(INSTRUCTIONS FOR THE TASK):
Go through the listing and copy each line with the string "Clone".

****

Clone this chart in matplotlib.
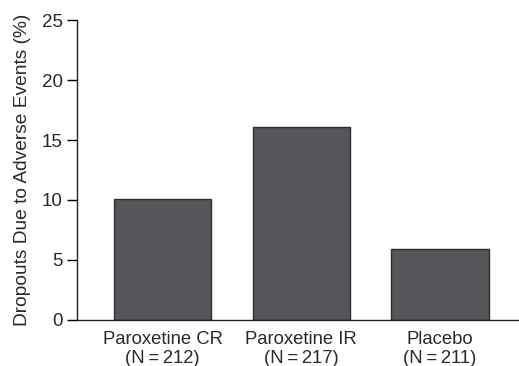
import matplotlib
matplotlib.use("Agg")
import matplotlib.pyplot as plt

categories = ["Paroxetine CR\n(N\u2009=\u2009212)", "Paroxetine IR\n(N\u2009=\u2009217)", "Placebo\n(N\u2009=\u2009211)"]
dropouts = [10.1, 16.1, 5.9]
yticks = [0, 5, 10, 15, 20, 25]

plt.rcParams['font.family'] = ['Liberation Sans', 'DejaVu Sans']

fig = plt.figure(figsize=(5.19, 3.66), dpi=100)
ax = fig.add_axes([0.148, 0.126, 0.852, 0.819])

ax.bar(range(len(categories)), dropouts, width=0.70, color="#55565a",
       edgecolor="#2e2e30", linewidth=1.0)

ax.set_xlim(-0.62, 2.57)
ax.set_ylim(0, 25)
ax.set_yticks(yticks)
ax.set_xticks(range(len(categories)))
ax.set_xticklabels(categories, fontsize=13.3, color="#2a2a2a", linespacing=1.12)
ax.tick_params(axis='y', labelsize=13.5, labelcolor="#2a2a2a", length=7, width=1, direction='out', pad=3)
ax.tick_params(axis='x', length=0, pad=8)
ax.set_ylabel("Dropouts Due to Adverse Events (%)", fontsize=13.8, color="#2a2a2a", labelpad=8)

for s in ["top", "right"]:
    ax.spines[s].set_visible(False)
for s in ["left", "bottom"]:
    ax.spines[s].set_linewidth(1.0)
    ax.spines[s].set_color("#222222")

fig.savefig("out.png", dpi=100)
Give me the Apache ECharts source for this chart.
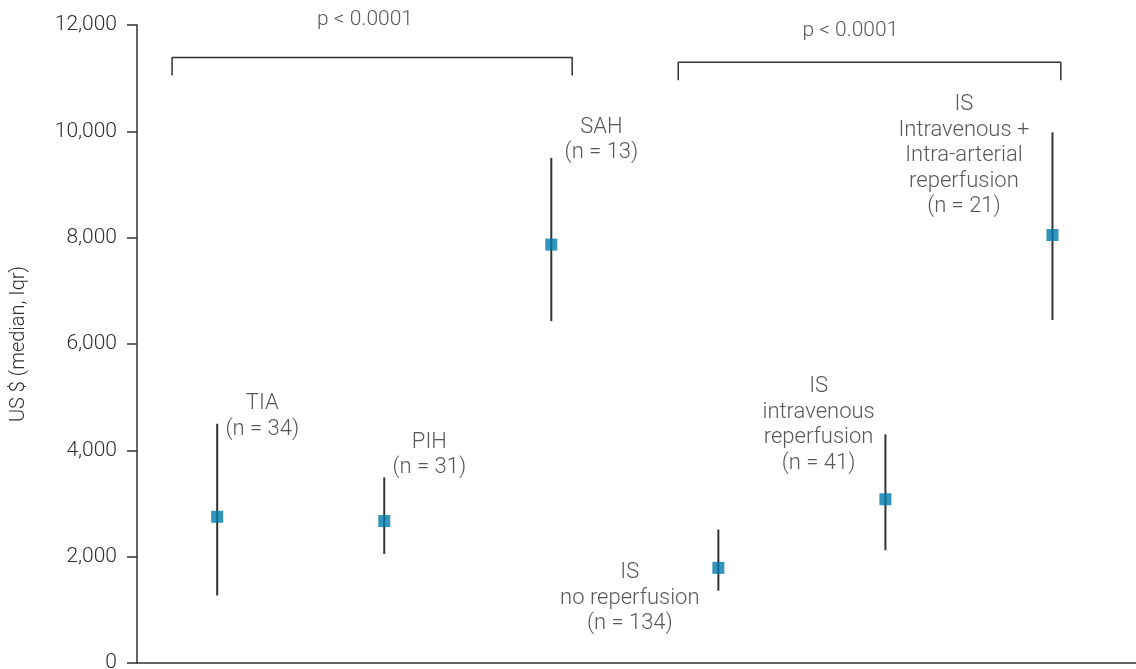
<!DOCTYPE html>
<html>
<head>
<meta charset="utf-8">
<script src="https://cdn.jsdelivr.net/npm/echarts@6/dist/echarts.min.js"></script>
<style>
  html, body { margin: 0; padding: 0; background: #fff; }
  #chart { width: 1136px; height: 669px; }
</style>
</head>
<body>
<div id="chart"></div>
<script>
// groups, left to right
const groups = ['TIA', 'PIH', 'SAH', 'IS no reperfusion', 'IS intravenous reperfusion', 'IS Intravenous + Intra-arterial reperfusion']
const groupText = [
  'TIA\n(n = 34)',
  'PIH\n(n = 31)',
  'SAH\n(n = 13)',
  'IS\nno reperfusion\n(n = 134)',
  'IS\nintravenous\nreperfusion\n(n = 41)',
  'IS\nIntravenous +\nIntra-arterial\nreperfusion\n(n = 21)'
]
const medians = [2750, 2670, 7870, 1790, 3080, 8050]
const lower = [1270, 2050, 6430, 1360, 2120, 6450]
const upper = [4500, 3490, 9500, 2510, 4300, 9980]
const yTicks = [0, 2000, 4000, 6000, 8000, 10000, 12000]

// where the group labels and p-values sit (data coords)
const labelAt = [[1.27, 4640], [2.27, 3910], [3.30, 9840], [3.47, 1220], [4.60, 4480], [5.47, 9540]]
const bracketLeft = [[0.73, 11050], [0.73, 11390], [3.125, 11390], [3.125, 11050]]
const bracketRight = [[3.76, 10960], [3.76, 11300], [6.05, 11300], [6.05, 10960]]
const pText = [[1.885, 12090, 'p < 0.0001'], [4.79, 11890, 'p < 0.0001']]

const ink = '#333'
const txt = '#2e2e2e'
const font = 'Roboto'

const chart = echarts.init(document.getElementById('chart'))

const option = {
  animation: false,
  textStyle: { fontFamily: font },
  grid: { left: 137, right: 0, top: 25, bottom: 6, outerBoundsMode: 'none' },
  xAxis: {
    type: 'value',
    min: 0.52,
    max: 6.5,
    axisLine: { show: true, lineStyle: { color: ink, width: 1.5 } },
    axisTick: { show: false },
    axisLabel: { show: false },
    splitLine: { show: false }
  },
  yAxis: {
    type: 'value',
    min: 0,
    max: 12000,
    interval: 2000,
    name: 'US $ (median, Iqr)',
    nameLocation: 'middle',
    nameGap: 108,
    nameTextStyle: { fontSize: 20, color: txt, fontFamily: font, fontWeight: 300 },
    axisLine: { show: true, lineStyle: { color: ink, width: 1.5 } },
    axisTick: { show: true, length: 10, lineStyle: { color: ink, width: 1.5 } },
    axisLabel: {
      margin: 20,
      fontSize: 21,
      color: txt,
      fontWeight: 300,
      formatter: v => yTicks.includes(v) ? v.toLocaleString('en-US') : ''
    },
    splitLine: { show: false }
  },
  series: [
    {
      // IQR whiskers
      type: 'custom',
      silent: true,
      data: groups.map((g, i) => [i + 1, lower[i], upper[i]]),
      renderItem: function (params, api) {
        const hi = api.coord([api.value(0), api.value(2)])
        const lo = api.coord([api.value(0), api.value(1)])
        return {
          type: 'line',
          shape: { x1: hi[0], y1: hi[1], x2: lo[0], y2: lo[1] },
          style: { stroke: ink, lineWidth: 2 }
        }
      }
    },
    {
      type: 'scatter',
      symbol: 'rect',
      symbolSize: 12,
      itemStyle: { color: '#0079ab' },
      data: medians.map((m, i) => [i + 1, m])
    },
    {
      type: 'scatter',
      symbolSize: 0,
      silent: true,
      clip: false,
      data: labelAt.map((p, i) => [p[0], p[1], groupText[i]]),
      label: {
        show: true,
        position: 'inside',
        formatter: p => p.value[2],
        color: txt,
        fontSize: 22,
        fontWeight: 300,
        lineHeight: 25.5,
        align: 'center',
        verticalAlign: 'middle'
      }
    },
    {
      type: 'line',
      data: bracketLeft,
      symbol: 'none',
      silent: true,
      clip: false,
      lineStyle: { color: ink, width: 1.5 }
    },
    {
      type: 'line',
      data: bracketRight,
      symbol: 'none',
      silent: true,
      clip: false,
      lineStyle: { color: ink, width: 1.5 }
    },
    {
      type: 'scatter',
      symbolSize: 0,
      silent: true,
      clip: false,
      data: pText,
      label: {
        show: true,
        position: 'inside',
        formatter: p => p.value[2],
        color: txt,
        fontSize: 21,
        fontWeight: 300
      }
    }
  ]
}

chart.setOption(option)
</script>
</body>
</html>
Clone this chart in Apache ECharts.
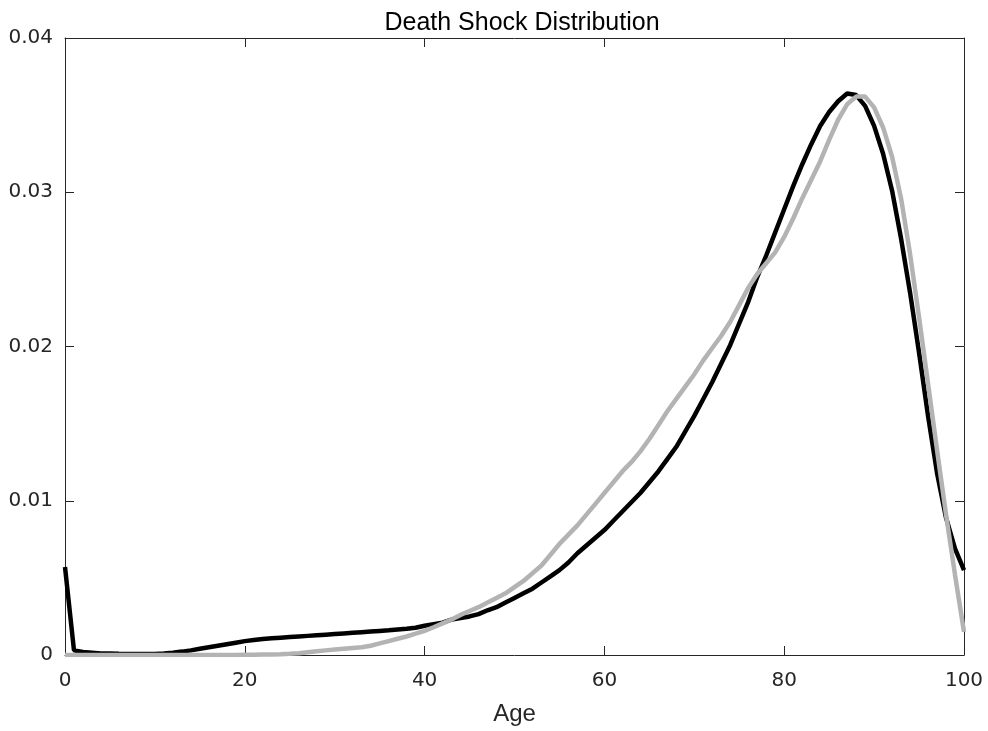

****

(EXERCISE RESULT):
Clone this chart in matplotlib.
Clone this chart in Apache ECharts.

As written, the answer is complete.